Following the second anniversary of the Coalition Government, the Gazette spoke to your MP.
Sir Alan Beith has been north Northumberland’s MP for nearly 40 years, but the last two have seen him involved in the hustle and bustle of the Coalition Government.
So does he have any regrets after the Liberal Democrats joined up with the Conservatives? Not at all, he says.
“Now looking at what’s happening in Greece and Spain, the country had to have a stable Government which could take really difficult decisions to stop us getting in that situation,” he said.
“The level of deficit was so high that we were exposed to very much the same dangers unless you had a Government who could get a grip of the situation.
“At the same time it’s been an opportunity to get Liberal Democrat policies from the front of our manifesto implemented.”
He points to the pupil premium and the people on lower and medium incomes who are paying less tax or have been taken out of tax altogther, among others.
He continued: “The Government is much more open under the Coalition, it has to be really because there’s two parties.
“There’s no concealing that we come at things from different standpoints, but the processes of government are more in the public eye.
“Ministers have got to persuade members in both parties that what the Government’s putting forward makes sense.
“It’s unfortunate that the Lib Dems have the opportunity to prove coalition government works well when the economic situation is as serious as it is now, but that’s precisely the situation when you need a coalition government.”
But has the Coalition affected people’s views of the Liberal Democrats? Elsewhere in the country in the recent local elections, both the Lib Dems and the Tories lost seats.
“I never had any illusions that there wouldn’t be a negative effect at least for the first couple of years, because the people who vote for us, if they didn’t vote for us, would vote for Labour, as they have a deep distrust of the Tories,” said Sir Alan.
“Our job is to make sure the Government is a coalition and therefore that their fears don’t happen.
“The other factor we have to contend with in the elections is that any Government in the situation that the country’s now in would be making very unpopular decisions.
“If Labour had won a majority they would either be doing things similarly to what this Government is doing or the country would be heading for disaster, and I think it would be the first one.”
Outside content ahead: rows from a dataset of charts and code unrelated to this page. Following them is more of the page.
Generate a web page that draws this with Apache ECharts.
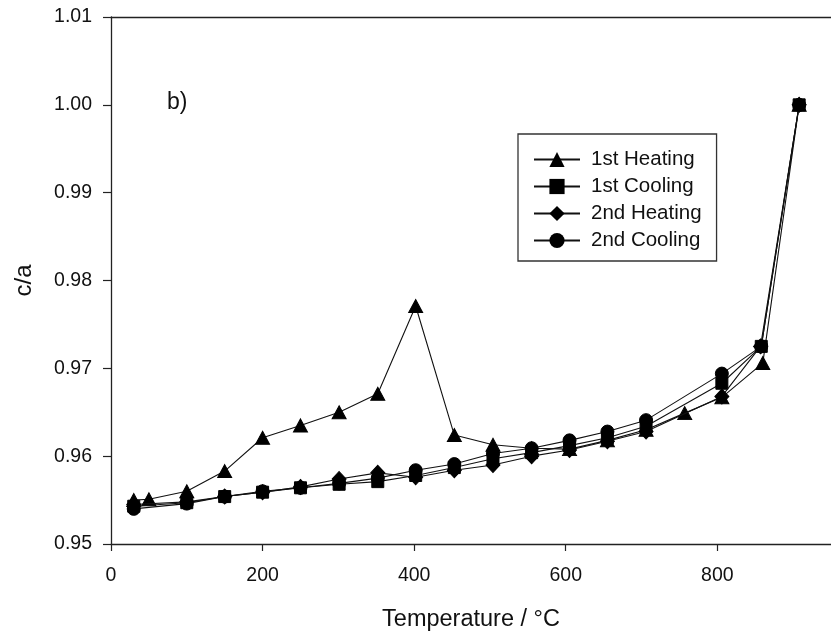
<!DOCTYPE html>
<html>
<head>
<meta charset="utf-8">
<script src="https://cdn.jsdelivr.net/npm/echarts@6/dist/echarts.min.js"></script>
<style>
  html, body { margin: 0; padding: 0; background: #fff; }
  #chart { width: 831px; height: 637px; }
</style>
</head>
<body>
<div id="chart"></div>
<script>
// c/a vs temperature
var seriesNames = ['1st Heating', '1st Cooling', '2nd Heating', '2nd Cooling'];

var heat1Temp = [30, 50, 100, 150, 200, 250, 301, 352, 402, 453, 504, 555, 605, 655, 706, 757, 806, 860, 908];
var heat1Val = [0.9550, 0.9551, 0.9560, 0.9583, 0.9621, 0.9635, 0.9650, 0.9671, 0.9771, 0.9624, 0.9613, 0.9609, 0.9608, 0.9618, 0.9630, 0.9649, 0.9667, 0.9706, 1.0000];

var cool1Temp = [30, 100, 150, 200, 250, 301, 352, 402, 453, 504, 555, 605, 655, 706, 806, 858, 908];
var cool1Val = [0.9543, 0.9547, 0.9554, 0.9559, 0.9564, 0.9568, 0.9571, 0.9578, 0.9587, 0.9597, 0.9604, 0.9612, 0.9621, 0.9634, 0.9683, 0.9725, 1.0000];

var heat2Temp = [30, 100, 150, 200, 250, 301, 352, 402, 453, 504, 555, 605, 655, 706, 806, 857, 908];
var heat2Val = [0.9545, 0.9548, 0.9554, 0.9559, 0.9565, 0.9574, 0.9581, 0.9576, 0.9584, 0.9590, 0.9600, 0.9607, 0.9617, 0.9628, 0.9668, 0.9725, 1.0000];

var cool2Temp = [30, 100, 150, 200, 250, 301, 352, 402, 453, 504, 555, 605, 655, 706, 806, 858, 908];
var cool2Val = [0.9540, 0.9546, 0.9554, 0.9560, 0.9564, 0.9569, 0.9575, 0.9584, 0.9591, 0.9603, 0.9609, 0.9618, 0.9628, 0.9641, 0.9694, 0.9725, 1.0000];

var symbols = ['triangle', 'rect', 'diamond', 'circle'];
var symbolSizes = [[14, 13], [12, 12], [14, 15], [13, 13]];

function pairs(xs, ys) {
  return xs.map(function (x, i) { return [x, ys[i]]; });
}

var allData = [
  pairs(heat1Temp, heat1Val),
  pairs(cool1Temp, cool1Val),
  pairs(heat2Temp, heat2Val),
  pairs(cool2Temp, cool2Val)
];

var FONT = '"Liberation Sans", Arial, sans-serif';
var chart = echarts.init(document.getElementById('chart'));

chart.setOption({
  backgroundColor: '#fff',
  animation: false,
  textStyle: { fontFamily: FONT, color: '#111' },
  grid: { left: 111, top: 17, width: 722, height: 527 },
  xAxis: [{
    type: 'value',
    min: 0, max: 950, interval: 200,
    name: 'Temperature / °C',
    nameLocation: 'middle',
    nameGap: 64,
    nameTextStyle: { fontSize: 23.5, color: '#111', fontFamily: FONT },
    axisLine: { show: true, lineStyle: { color: '#222', width: 1.3 } },
    axisTick: { show: true, inside: false, length: 7, lineStyle: { color: '#222', width: 1.2 } },
    axisLabel: { fontSize: 19.5, color: '#111', margin: 22, fontFamily: FONT, showMaxLabel: false },
    splitLine: { show: false }
  }, {
    // top frame line only
    type: 'value',
    position: 'top',
    min: 0, max: 950,
    axisLine: { show: true, lineStyle: { color: '#222', width: 1.3 } },
    axisTick: { show: false },
    axisLabel: { show: false },
    splitLine: { show: false }
  }],
  yAxis: {
    type: 'value',
    min: 0.95, max: 1.01, interval: 0.01,
    name: 'c/a',
    nameLocation: 'middle',
    nameGap: 75,
    nameRotate: 90,
    nameTextStyle: { fontSize: 24, color: '#111', fontFamily: FONT },
    axisLine: { show: true, lineStyle: { color: '#222', width: 1.3 } },
    axisTick: { show: true, inside: false, length: 8, lineStyle: { color: '#222', width: 1.2 } },
    axisLabel: {
      fontSize: 19.5, color: '#111', margin: 19, fontFamily: FONT,
      formatter: function (v) { return v.toFixed(2); }
    },
    splitLine: { show: false }
  },
  legend: {
    orient: 'vertical',
    left: 518, top: 134,
    padding: [15, 15, 10, 15],
    borderColor: '#333', borderWidth: 1.3,
    itemWidth: 46, itemHeight: 19, itemGap: 6,
    textStyle: { fontSize: 20.5, color: '#111', fontFamily: FONT, lineHeight: 20, padding: [0, 0, 0, 6] },
    data: seriesNames
  },
  graphic: [{
    type: 'text',
    left: 167, top: 91,
    style: { text: 'b)', font: '23px "Liberation Sans", Arial, sans-serif', fill: '#111' }
  }],
  series: seriesNames.map(function (name, i) {
    return {
      name: name,
      type: 'line',
      data: allData[i],
      symbol: symbols[i],
      symbolSize: symbolSizes[i],
      showAllSymbol: true,
      lineStyle: { color: '#111', width: 1.1 },
      itemStyle: { color: '#000', borderColor: '#000' },
      emphasis: { disabled: true },
      z: 2 + i
    };
  })
});
</script>
</body>
</html>
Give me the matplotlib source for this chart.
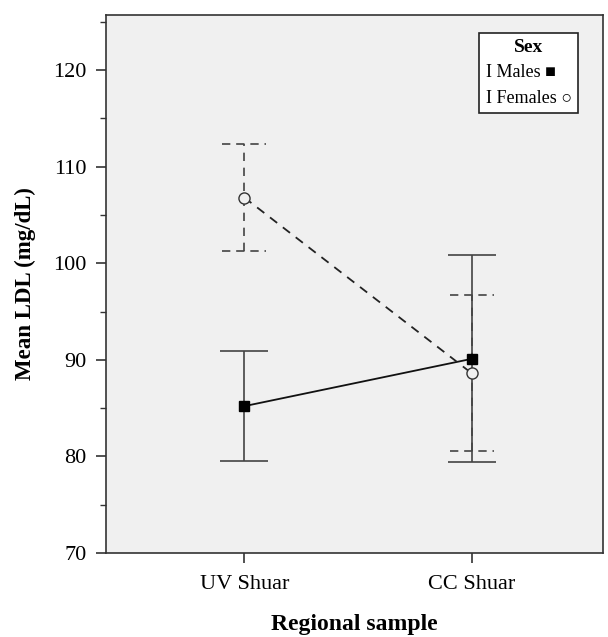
import matplotlib
matplotlib.use("Agg")
import matplotlib.pyplot as plt
from matplotlib.lines import Line2D

plt.rcParams['font.family'] = ['Liberation Serif', 'DejaVu Serif']

categories = ["UV Shuar", "CC Shuar"]
male_mean = [85.2, 90.1]
male_low = [79.5, 79.4]
male_high = [90.9, 100.8]
female_mean = [106.8, 88.6]
female_low = [101.3, 80.6]
female_high = [112.3, 96.7]
legend_title = "Sex"
legend_labels = ["I Males \u25A0", "I Females \u25CB"]

fig = plt.figure(figsize=(6.08, 6.37), dpi=100)
ax = fig.add_axes([0.1743, 0.1319, 0.8175, 0.8446])
ax.set_facecolor('#f0f0f0')

x = list(range(len(categories)))
m_err = [[m - l for m, l in zip(male_mean, male_low)], [h - m for m, h in zip(male_mean, male_high)]]
f_err = [[m - l for m, l in zip(female_mean, female_low)], [h - m for m, h in zip(female_mean, female_high)]]

ax.errorbar(x, male_mean, yerr=m_err, fmt='none', ecolor='#444444', elinewidth=1.2,
            capsize=17, capthick=1.2, zorder=2)
eb_f = ax.errorbar(x, female_mean, yerr=f_err, fmt='none', ecolor='#444444', elinewidth=1.2,
                   capsize=0, zorder=2)
for c in eb_f[2]:
    c.set_linestyle((0, (5, 4)))
# dashed caps for females
for xi, lo, hi in zip(x, female_low, female_high):
    for yv in (lo, hi):
        ax.plot([xi - 0.097, xi + 0.097], [yv, yv], color='#444444', lw=1.2,
                linestyle=(0, (5, 3.5)), zorder=2)

ax.plot(x, male_mean, color='#111111', lw=1.3, linestyle='-', marker='s', markersize=7.5,
        markerfacecolor='black', markeredgecolor='black', zorder=3)
ax.plot(x, female_mean, color='#222222', lw=1.3, linestyle=(0, (5, 4)), marker='o', markersize=8,
        markerfacecolor='#f0f0f0', markeredgecolor='#333333', zorder=3)

ax.set_xlim(-0.608, 1.577)
ax.set_ylim(70, 125.7)
ax.set_xticks(x)
ax.set_xticklabels(categories, fontsize=16)
ax.set_yticks([70, 80, 90, 100, 110, 120])
ax.set_yticks([75, 85, 95, 105, 115, 125], minor=True)
ax.tick_params(axis='y', which='major', labelsize=16, length=7, width=1.2, color='#333333', pad=7)
ax.tick_params(axis='y', which='minor', length=4, width=1.0, color='#333333')
ax.tick_params(axis='x', length=7, width=1.2, color='#333333', pad=9)
for s in ax.spines.values():
    s.set_color('#333333')
    s.set_linewidth(1.2)

ax.set_ylabel('Mean LDL (mg/dL)', fontsize=16.5, fontweight='bold')
ax.yaxis.set_label_coords(-0.14, 0.5)
ax.set_xlabel('Regional sample', fontsize=17, fontweight='bold')
ax.xaxis.set_label_coords(0.5, -0.114)

handles = [Line2D([], [], color='none'), Line2D([], [], color='none')]
leg = ax.legend(handles, legend_labels, title=legend_title, loc='upper right',
                bbox_to_anchor=(0.950, 0.9665), fontsize=13,
                title_fontproperties={'weight': 'bold', 'size': 14}, frameon=True,
                fancybox=False, edgecolor='#222222', facecolor='white', framealpha=1,
                handlelength=0, handletextpad=0, borderpad=0.35, labelspacing=0.45,
                borderaxespad=0)
leg.get_frame().set_linewidth(1.2)

fig.savefig('out.png', dpi=100, facecolor='white')
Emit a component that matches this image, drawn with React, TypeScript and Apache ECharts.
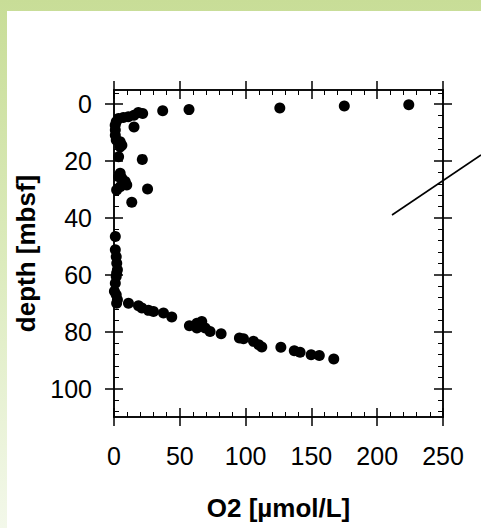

Austerity is a big part of the tough decisions that the Government is taking but Sir Alan says that people they talk to do appreciate what has to be done.
“Talking to people on doorsteps – as even though we didn’t have elections, we made a point of getting out and doing quite a lot of canvassing – people do understand that difficult decisions need to be made.
“And they welcome things like cutting down on tax and benefit fraud and reforming the benefit system so that it’s fair.”
Being part of the Coalition Government has also helped him take north Northumberland’s issues right to the top – three ministers in the Government used to work for him.
And Sir Alan is clear on the issues that matter to people in his constituency.
“Unemployment has continued to go down in our area but that doesn’t make it any less serious of an issue for the person without a job or whose son or daughter doesn’t have a job,” he said, highlighting the need to attract employers and create jobs.
“We don’t have enough houses for young people.
“I welcome what the Government is trying to do with this but there’s an enormous amount of ground to make up.
“We still have high fuel prices both for cars and, in many cases, for domestic heating so the Green Deal is important.
“Some of the most serious poverty is among people in privately rented older property which is very expensive to heat and who are travelling long distances to work.
“The Government is keeping petrol prices 6p lower than they would have been under previous plans but it is still a real struggle for people who have no alternative but to use their car to get to work.”
And of course, Sir Alan has continued to pester the Education Secretary Michael Gove and roads minister Mike Penning regarding the A1 and the rebuilding of the Duchess’s High School in Alnwick, the latter of which came to fruition this week.
So Sir Alan can now concentrate on pushing for the dualling of the A1.
“There’s a crucial economic case for improving the A1 which in my submission answers the charge that there are so many roads in the south that are busier and have more accidents,” he said.
“In my view that’s part of the problem – over-development in the south, because we haven’t developed the infrastructure in the north over the years to attract more of that business to this part of the world.”
And another issue that seems to be a big talking point in north Northumberland is wind turbines.
“A lot of people have genuine anxieties about the impact of wind turbines on the outlook around the villages in which they live,” he said.
“I don’t think it should be a party political issue.
“The right way to deal with it is to enable the local planning authority to make careful rational decisions about where we can site wind turbines.
“I want the Government to do all it can to develop other renewable energy forms.
“Some people get the impression that all the wind turbine applications are happening in Northumberland, but I can assure them I have many MP colleagues who raise the same issues and, in some cases, who are getting significantly more applications approved and built than we are.”